- AIM
Pick out each line below containing "matplotlib".

+ + + + +

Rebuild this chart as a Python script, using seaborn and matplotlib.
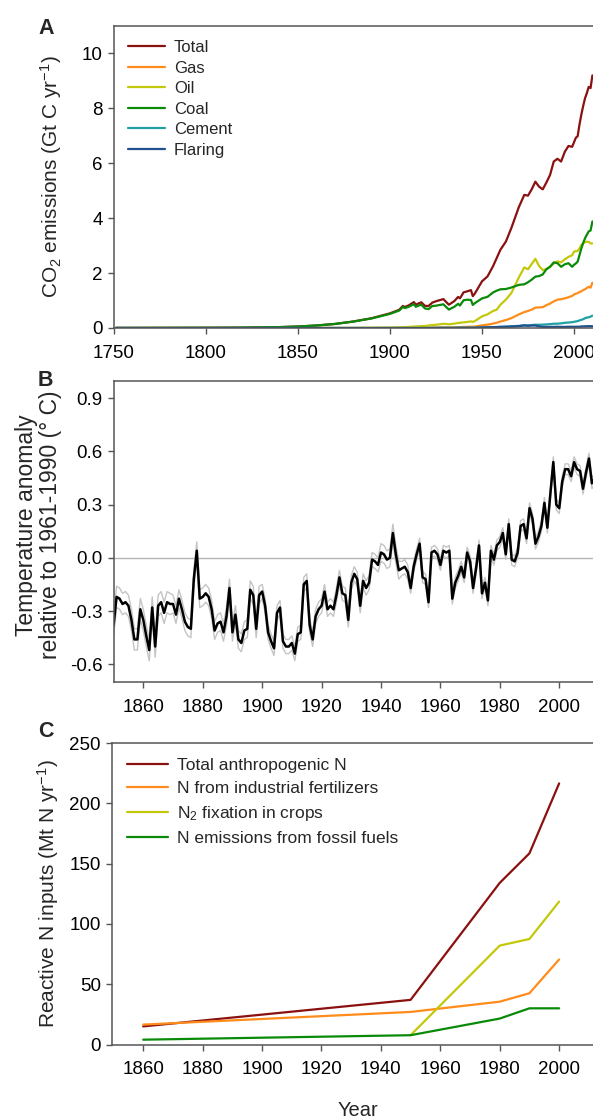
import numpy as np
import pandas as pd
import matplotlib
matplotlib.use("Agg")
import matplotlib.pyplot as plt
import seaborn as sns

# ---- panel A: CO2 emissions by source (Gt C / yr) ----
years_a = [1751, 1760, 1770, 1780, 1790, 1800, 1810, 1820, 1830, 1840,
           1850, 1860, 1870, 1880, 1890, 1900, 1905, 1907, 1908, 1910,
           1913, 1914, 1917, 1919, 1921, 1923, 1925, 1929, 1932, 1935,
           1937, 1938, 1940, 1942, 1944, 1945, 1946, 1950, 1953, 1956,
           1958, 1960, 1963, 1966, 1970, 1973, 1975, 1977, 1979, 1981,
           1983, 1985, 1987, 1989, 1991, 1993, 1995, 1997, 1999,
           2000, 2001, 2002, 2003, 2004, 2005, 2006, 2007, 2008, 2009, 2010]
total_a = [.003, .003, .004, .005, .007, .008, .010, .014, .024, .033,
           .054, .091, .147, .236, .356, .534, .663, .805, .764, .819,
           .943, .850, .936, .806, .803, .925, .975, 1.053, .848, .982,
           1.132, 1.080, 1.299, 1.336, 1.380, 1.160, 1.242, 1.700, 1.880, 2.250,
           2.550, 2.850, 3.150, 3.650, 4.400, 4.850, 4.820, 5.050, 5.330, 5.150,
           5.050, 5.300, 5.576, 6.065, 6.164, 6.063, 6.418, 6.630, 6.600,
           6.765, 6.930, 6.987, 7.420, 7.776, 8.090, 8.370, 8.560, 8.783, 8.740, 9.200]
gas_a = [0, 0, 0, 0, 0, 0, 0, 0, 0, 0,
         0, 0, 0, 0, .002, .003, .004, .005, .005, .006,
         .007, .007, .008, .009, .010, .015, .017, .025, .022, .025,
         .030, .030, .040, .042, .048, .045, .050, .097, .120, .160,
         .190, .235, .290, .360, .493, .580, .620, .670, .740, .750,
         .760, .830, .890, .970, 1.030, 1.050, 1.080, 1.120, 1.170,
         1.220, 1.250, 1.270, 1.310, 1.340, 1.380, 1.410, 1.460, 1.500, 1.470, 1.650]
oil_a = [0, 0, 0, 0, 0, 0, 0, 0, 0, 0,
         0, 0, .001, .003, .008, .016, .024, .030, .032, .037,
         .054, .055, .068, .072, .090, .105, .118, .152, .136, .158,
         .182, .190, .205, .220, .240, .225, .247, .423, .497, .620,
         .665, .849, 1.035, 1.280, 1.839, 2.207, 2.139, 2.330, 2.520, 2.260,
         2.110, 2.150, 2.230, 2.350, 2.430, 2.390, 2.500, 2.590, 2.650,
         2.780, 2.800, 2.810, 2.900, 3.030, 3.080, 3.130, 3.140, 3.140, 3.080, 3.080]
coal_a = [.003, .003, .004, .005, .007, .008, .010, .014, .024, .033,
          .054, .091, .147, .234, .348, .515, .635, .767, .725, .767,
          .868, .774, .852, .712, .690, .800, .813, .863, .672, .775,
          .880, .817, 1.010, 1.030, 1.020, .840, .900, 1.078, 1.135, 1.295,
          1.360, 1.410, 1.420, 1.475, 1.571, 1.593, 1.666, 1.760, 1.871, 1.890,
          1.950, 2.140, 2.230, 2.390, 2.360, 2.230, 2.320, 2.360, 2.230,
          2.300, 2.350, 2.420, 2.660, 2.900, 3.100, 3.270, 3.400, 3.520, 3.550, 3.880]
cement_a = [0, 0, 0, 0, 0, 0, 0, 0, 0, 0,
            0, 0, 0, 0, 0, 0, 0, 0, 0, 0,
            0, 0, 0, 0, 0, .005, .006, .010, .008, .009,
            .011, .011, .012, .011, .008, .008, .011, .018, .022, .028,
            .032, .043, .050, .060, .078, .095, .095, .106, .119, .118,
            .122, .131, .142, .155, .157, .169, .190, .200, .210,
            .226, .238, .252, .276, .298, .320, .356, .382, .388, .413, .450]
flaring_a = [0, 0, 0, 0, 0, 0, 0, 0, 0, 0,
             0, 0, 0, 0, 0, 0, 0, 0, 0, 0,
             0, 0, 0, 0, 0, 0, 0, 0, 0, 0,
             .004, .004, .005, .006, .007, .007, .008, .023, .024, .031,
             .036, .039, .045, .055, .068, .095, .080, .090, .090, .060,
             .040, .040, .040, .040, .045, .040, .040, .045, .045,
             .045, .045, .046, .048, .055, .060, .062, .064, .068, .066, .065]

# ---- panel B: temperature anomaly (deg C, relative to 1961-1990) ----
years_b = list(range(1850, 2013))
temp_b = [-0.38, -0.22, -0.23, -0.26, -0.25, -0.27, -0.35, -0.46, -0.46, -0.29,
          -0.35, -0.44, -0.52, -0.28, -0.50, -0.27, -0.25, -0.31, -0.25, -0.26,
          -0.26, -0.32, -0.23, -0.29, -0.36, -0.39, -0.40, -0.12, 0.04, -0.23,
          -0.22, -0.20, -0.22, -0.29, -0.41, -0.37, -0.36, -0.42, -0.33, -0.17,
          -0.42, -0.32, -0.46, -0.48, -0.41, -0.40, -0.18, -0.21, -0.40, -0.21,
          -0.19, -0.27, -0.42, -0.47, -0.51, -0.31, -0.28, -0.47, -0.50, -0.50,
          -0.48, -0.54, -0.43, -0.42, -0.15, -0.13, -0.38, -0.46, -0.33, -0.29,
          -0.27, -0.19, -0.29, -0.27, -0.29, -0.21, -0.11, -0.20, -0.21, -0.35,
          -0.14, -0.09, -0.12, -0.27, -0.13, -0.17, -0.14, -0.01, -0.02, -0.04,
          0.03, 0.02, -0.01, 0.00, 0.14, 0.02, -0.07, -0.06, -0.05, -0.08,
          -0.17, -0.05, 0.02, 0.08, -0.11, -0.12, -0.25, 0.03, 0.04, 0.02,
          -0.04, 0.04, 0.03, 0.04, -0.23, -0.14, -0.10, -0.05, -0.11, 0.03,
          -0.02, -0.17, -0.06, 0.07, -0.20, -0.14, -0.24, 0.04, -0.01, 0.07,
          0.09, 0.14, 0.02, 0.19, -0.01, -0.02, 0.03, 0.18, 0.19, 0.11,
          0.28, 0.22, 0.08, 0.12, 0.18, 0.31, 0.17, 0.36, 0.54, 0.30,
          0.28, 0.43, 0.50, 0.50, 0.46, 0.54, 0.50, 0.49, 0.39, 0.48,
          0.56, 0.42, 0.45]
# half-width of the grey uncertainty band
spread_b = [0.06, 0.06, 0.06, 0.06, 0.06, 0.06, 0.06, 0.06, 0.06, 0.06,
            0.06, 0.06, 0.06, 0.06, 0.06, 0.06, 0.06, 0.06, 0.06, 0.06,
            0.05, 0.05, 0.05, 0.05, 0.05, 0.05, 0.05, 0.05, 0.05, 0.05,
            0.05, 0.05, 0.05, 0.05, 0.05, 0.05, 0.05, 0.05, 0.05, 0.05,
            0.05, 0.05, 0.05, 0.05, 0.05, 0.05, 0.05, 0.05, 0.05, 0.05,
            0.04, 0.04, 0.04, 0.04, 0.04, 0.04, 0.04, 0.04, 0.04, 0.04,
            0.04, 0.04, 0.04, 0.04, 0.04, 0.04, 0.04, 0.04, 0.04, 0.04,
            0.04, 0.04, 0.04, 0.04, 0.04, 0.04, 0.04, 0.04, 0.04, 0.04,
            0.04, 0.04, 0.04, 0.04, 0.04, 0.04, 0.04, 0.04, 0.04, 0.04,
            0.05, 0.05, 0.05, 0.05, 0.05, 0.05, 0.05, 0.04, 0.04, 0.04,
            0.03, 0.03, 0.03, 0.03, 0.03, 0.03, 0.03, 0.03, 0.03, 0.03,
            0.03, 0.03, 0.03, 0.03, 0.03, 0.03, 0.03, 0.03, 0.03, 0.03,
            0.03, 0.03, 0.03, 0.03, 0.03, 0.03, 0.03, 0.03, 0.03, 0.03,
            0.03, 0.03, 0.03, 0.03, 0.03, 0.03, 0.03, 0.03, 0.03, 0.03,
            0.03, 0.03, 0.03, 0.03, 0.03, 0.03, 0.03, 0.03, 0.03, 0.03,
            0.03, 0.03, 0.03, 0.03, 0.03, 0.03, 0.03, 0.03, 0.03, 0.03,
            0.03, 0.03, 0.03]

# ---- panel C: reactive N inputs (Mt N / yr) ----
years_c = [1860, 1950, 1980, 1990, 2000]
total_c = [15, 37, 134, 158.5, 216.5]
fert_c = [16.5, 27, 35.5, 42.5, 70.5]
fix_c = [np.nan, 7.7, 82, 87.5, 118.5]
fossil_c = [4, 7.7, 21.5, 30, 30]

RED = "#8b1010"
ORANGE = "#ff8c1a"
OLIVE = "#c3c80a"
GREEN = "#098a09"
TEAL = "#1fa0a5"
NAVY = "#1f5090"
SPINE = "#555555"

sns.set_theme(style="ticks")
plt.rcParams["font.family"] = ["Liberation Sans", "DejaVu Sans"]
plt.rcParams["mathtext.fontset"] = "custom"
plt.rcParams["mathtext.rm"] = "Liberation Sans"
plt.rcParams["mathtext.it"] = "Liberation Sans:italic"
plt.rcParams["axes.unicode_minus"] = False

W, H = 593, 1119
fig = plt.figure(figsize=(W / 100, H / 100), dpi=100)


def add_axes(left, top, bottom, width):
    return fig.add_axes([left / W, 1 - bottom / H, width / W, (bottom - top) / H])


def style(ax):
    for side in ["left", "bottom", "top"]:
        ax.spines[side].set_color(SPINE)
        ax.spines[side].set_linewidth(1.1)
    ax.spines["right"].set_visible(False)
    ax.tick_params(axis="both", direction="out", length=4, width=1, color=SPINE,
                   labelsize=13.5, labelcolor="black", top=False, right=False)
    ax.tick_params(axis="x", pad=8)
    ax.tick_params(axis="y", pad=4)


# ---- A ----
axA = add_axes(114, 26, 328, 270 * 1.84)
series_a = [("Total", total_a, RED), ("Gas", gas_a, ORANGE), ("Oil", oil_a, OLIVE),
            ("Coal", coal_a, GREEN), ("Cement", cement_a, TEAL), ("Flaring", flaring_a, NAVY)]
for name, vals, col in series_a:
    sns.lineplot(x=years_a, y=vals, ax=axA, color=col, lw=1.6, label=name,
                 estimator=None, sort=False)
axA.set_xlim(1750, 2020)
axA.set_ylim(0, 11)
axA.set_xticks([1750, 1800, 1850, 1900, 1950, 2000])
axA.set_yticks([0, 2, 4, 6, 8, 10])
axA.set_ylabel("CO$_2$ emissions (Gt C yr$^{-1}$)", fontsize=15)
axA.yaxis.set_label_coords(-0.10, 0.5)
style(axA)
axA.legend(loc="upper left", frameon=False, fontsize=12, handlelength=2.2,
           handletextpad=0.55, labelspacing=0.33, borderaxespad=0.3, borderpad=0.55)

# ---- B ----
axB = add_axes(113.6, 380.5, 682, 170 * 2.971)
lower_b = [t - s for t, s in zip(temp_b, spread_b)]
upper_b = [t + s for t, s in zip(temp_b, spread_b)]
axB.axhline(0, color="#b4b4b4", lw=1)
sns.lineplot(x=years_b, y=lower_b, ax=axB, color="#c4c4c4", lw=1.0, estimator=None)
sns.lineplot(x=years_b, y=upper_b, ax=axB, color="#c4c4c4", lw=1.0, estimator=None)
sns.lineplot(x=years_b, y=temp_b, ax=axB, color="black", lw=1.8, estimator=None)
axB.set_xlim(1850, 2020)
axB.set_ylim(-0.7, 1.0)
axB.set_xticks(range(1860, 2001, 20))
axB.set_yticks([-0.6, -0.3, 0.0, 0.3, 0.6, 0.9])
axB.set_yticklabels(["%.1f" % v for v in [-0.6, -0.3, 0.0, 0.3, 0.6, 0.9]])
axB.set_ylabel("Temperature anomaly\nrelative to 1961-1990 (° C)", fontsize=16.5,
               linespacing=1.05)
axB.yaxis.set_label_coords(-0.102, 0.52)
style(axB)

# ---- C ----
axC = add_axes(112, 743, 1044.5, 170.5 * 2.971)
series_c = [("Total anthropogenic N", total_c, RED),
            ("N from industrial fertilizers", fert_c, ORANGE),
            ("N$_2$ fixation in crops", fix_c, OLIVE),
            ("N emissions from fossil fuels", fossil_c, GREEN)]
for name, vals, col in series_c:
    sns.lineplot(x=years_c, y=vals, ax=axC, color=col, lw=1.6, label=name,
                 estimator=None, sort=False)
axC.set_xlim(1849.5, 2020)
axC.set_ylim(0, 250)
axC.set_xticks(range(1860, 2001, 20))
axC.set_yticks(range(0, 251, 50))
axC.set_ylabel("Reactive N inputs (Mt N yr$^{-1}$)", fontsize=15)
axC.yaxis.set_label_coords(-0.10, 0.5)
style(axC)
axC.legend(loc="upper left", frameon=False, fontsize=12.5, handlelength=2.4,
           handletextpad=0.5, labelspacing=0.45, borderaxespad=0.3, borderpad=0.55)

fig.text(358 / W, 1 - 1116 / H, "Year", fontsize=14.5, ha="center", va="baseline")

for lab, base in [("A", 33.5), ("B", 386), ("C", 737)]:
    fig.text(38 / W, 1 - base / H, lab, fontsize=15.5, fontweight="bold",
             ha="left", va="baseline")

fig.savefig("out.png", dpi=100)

+ + + + +

- ANSWER IN FULL
Rebuild this chart as a Python script, using seaborn and matplotlib.
import matplotlib
matplotlib.use("Agg")
import matplotlib.pyplot as plt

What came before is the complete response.